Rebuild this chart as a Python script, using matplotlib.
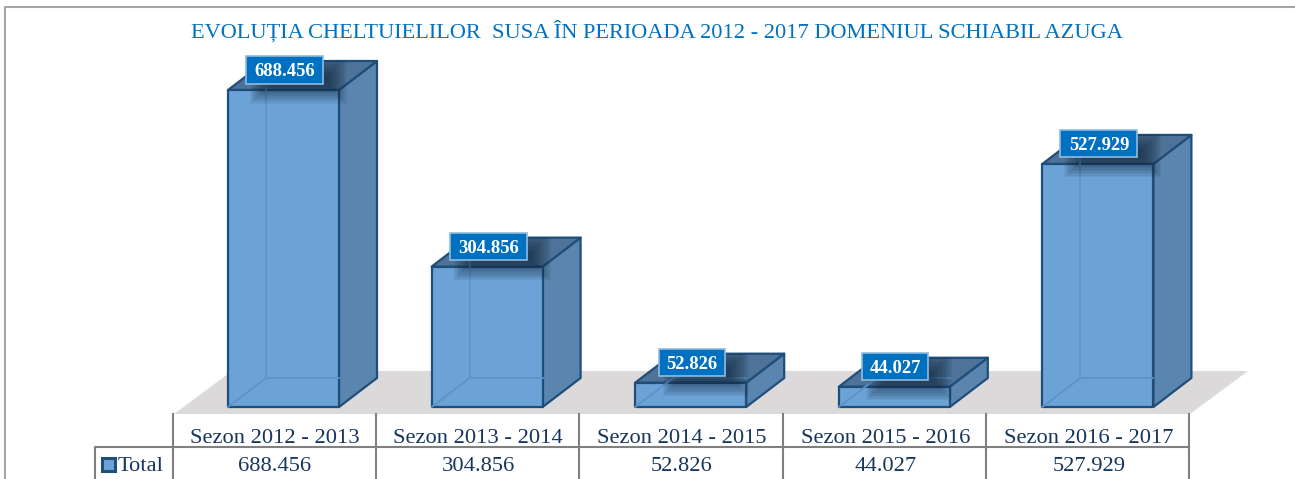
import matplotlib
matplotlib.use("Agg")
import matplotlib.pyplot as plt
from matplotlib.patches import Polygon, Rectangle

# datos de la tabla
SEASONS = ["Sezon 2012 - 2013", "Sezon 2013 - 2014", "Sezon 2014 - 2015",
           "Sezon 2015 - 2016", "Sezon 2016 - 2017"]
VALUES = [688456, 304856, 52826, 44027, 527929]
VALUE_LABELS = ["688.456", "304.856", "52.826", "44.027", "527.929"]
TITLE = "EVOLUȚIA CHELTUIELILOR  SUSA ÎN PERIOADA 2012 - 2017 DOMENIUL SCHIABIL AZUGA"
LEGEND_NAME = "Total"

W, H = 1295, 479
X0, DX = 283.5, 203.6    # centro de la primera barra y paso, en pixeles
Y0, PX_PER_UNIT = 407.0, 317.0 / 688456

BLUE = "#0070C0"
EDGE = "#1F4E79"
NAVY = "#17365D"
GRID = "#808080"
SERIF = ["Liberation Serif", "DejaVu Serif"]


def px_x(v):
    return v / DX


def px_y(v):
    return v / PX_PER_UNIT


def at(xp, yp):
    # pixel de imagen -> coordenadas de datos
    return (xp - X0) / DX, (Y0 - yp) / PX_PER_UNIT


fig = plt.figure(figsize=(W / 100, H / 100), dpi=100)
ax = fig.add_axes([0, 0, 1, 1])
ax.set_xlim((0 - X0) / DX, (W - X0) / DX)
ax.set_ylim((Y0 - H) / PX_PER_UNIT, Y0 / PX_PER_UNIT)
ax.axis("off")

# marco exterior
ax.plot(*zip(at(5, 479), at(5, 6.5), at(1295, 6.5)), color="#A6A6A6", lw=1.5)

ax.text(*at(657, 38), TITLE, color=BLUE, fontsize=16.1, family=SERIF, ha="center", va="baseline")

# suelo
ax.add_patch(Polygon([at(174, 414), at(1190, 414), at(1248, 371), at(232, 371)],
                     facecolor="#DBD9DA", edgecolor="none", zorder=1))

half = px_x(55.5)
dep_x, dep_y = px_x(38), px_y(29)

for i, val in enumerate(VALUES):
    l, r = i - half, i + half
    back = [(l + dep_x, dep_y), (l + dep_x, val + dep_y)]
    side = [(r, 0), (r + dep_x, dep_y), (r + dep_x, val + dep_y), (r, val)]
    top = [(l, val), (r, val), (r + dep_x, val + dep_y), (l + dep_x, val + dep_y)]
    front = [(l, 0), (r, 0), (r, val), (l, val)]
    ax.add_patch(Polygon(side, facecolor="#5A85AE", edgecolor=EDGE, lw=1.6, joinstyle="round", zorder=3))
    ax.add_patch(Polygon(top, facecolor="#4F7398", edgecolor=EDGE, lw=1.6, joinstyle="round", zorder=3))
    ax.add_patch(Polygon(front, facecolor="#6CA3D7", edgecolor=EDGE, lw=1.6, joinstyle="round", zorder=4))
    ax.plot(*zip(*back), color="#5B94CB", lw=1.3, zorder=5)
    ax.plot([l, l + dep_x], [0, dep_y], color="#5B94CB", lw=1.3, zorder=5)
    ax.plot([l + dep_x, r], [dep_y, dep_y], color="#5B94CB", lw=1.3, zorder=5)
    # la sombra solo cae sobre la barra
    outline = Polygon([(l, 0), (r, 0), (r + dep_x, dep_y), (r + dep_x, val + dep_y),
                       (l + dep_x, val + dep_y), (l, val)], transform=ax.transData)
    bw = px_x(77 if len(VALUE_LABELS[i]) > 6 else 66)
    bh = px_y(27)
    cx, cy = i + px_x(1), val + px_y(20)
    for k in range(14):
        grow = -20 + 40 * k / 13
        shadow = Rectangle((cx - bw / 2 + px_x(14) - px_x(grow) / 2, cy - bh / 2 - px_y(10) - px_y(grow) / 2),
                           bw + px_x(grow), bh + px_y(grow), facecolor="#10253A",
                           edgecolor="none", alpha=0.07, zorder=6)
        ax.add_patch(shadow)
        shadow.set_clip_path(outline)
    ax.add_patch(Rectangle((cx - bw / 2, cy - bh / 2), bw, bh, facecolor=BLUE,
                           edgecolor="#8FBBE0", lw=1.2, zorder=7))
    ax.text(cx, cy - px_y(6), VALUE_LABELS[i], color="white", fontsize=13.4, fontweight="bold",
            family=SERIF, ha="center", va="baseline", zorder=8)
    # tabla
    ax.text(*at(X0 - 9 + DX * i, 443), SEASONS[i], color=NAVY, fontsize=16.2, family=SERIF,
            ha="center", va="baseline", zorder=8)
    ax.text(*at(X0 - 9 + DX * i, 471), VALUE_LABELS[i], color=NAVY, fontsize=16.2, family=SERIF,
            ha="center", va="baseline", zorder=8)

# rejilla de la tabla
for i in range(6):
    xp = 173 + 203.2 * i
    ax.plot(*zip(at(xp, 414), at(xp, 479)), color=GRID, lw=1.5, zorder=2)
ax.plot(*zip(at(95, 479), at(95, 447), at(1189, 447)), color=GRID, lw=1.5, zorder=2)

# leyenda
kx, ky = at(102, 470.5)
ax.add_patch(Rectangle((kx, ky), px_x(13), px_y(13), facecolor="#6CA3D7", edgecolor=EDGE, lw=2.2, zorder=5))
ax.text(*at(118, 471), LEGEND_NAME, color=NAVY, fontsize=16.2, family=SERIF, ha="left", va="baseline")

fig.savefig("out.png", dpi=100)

☆ ☆ ☆ ☆

» SHORT TASK
Copy out each line in the listing that has the word "matplotlib".

» SOLUTION TO THIS TASK
Rebuild this chart as a Python script, using matplotlib.
import matplotlib
matplotlib.use("Agg")
import matplotlib.pyplot as plt
from matplotlib.patches import Polygon, Rectangle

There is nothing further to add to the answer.